The hydrogen sorption parameters will be compared with the methane sorption characteristics as well as correlated with PEM fuel cell and supercapacitor characteristics.

Acknowledgments

Authors would like to thank HZB and PSI for the allocation of neutron radiation beamtime on instruments V16 and FOCUS, respectively. The Estonian Ministry of Education and Research (institutional research project IUT20-13, personal research grant PUT55) and European Regional Development Fund (The Centres of Excellence TK117 and, TK141) for financial support.

References

[1] H. Kurig, M. Russina, I. Tallo, M. Siebenbürger, T. Romann, E. Lust, Carbon. 100 (2016) 617–624.

[2] R.M.A. Roque-Malherbe, Adsorption and Diffusion in Nanoporous Materials, first edition, CRC Press, Boca Raton, 2007.

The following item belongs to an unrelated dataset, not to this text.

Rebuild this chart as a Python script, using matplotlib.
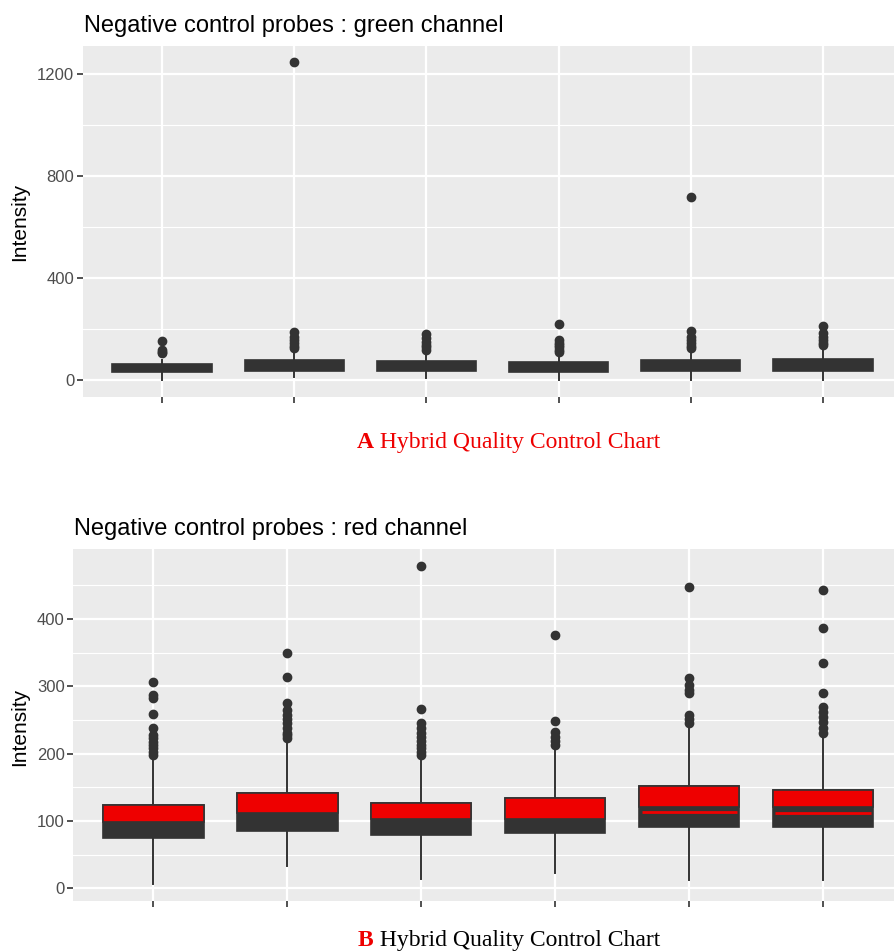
import matplotlib
matplotlib.use("Agg")
import matplotlib.pyplot as plt

plt.rcParams['font.family'] = ['Liberation Sans', 'DejaVu Sans']

positions = [1, 2, 3, 4, 5, 6]

# green channel (panel A)
green_lo = [0, 13, 8, 3, 3, 3]
green_q1 = [31, 36, 35, 33, 35, 35]
green_med = [45, 55, 54, 50, 55, 57]
green_q3 = [63, 78, 76, 71, 78, 82]
green_hi = [78, 118, 115, 105, 120, 125]
green_out = [
    [106, 112, 118, 154],
    [125, 135, 145, 158, 170, 188, 1247],
    [121, 130, 137, 150, 165, 180],
    [111, 120, 130, 137, 148, 157, 220],
    [127, 135, 146, 158, 170, 193, 718],
    [137, 146, 157, 170, 184, 213],
]
green_ticks = [0, 400, 800, 1200]
green_minor = [200, 600, 1000]

# red channel (panel B)
red_lo = [6, 33, 13, 22, 12, 12]
red_q1 = [74, 85, 79, 82, 91, 91]
red_med = [98, 112, 103, 103, 113, 112]
red_dark_top = [98, 112, 103, 103, 121, 120]
red_q3 = [123, 141, 126, 134, 152, 146]
red_hi = [198, 221, 197, 211, 243, 228]
red_out = [
    [198, 203, 208, 213, 217, 223, 228, 238, 259, 283, 287, 306],
    [223, 227, 231, 238, 245, 251, 257, 265, 275, 314, 350],
    [198, 203, 208, 213, 218, 225, 231, 238, 245, 266, 478],
    [213, 218, 225, 232, 249, 376],
    [245, 251, 257, 290, 295, 302, 312, 448],
    [231, 238, 247, 255, 262, 269, 290, 335, 387, 443],
]
red_ticks = [0, 100, 200, 300, 400]
red_minor = [50, 150, 250, 350, 450]

caption_a = ('A', ' Hybrid Quality Control Chart')
caption_b = ('B', ' Hybrid Quality Control Chart')

DARK = '#333333'
RED = '#EE0000'
PANEL = '#EBEBEB'


def make_stats(lo, q1, med, q3, hi, out):
    stats = []
    for i in range(len(lo)):
        stats.append({'whislo': lo[i], 'q1': q1[i], 'med': med[i],
                      'q3': q3[i], 'whishi': hi[i], 'fliers': out[i]})
    return stats


def style_panel(ax, ticks, minor, ylim):
    ax.set_facecolor(PANEL)
    for s in ax.spines.values():
        s.set_visible(False)
    ax.set_xlim(0.4, 6.6)
    ax.set_ylim(*ylim)
    ax.set_xticks(positions)
    ax.set_xticklabels([''] * len(positions))
    ax.set_yticks(ticks)
    ax.set_yticklabels([str(t) for t in ticks])
    ax.set_yticks(minor, minor=True)
    ax.set_axisbelow(True)
    ax.grid(True, which='major', color='white', linewidth=1.6)
    ax.grid(True, which='minor', axis='y', color='white', linewidth=0.8)
    ax.tick_params(which='major', length=4, width=1.2, color=DARK,
                   labelsize=12, labelcolor='#4D4D4D', pad=2)
    ax.tick_params(which='minor', length=0)


def draw_boxes(ax, stats):
    return ax.bxp(stats, positions=positions, widths=0.75, patch_artist=True,
                  boxprops=dict(facecolor=DARK, edgecolor=DARK, linewidth=1.2),
                  whiskerprops=dict(color=DARK, linewidth=1.4),
                  capprops=dict(linewidth=0),
                  medianprops=dict(color=DARK, linewidth=1.4),
                  flierprops=dict(marker='o', markerfacecolor=DARK,
                                  markeredgecolor=DARK, markersize=6),
                  manage_ticks=False)


fig = plt.figure(figsize=(8.94, 9.52), dpi=100)

# Panel A
ax1 = fig.add_axes([82.7 / 894, 1 - 397 / 952, (902.3 - 82.7) / 894, (397 - 46) / 952])
draw_boxes(ax1, make_stats(green_lo, green_q1, green_med, green_q3, green_hi, green_out))
style_panel(ax1, green_ticks, green_minor, (-65, 1310))

# Panel B
ax2 = fig.add_axes([73.0 / 894, 1 - 901 / 952, (903.4 - 73.0) / 894, (901 - 549) / 952])
res = draw_boxes(ax2, make_stats(red_lo, red_q1, red_med, red_q3, red_hi, red_out))
heights = [q3 - d for q3, d in zip(red_q3, red_dark_top)]
ax2.bar(positions, heights, bottom=red_dark_top, width=0.75, color=RED,
        edgecolor=DARK, linewidth=1.2, zorder=3)
for m, med, top in zip(res['medians'], red_med, red_dark_top):
    # thin red median line, only shown where it sits inside the dark part
    m.set_color(RED)
    m.set_linewidth(2)
    m.set_solid_capstyle('butt')
    m.set_zorder(2.5)
    m.set_visible(med < top)
    xs = m.get_xdata()
    m.set_xdata([xs[0] + 0.02, xs[1] - 0.02])
style_panel(ax2, red_ticks, red_minor, (-19, 504))

# titles and axis labels
fig.text(84 / 894, 1 - 32 / 952, 'Negative control probes : green channel',
         fontsize=17, color='black', ha='left', va='baseline')
fig.text(74 / 894, 1 - 535 / 952, 'Negative control probes : red channel',
         fontsize=17, color='black', ha='left', va='baseline')
fig.text(20 / 894, 1 - 221.5 / 952, 'Intensity', rotation=90, fontsize=15,
         ha='center', va='center')
fig.text(20 / 894, 1 - 727 / 952, 'Intensity', rotation=90, fontsize=15,
         ha='center', va='center')

# captions: bold red letter followed by plain text
serif = ['Liberation Serif', 'DejaVu Serif']
ta = fig.text(357 / 894, 1 - 448 / 952, caption_a[0], fontsize=17,
              fontweight='bold', color=RED, family=serif, ha='left', va='baseline')
tb = fig.text(358 / 894, 1 - 946 / 952, caption_b[0], fontsize=17,
              fontweight='bold', color=RED, family=serif, ha='left', va='baseline')

fig.canvas.draw()
r = fig.canvas.get_renderer()
for t, rest, col in [(ta, caption_a[1], RED), (tb, caption_b[1], 'black')]:
    bb = t.get_window_extent(renderer=r)
    fig.text(bb.x1 / fig.bbox.width, t.get_position()[1], rest, fontsize=17,
             color=col, family=serif, ha='left', va='baseline')

fig.savefig('out.png', dpi=100)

[3] P.A. Webb, C. Orr, M.I. Corporation, Analytical Methods in Fine Particle Technology. Micromeritics Instrument Corporation, 1997.

[4] J. Jagiello, J.P. Olivier, Adsorption 19 (2013) 777-783.

[5] J. Jagiello, Langmuir 10 (1994) 2778-2785.

[6] A.V. Neimark, Y. Lin, P.I. Ravikovitch, M. Thommes, Carbon 47 (2009) 1617-1628.

[7] P.I. Ravikovitch, A. Vishnyakov, R. Russo, A.V. Neimark, Langmuir 16 (2000) 2311-2320.

[8] T. Thomberg, A. Jänes, E. Lust, Electrochimica Acta 55 (2010) 3138-3143.

[9] T. Tooming, T. Thomberg, H. Kurig, A. Jänes, E. Lust, J. Power Sources 280 (2015) 667-677.

[10] E. Lust, E. Härk, J. Nerut, K. Vaarmets, Electrochimica Acta 101 (2013) 130-141.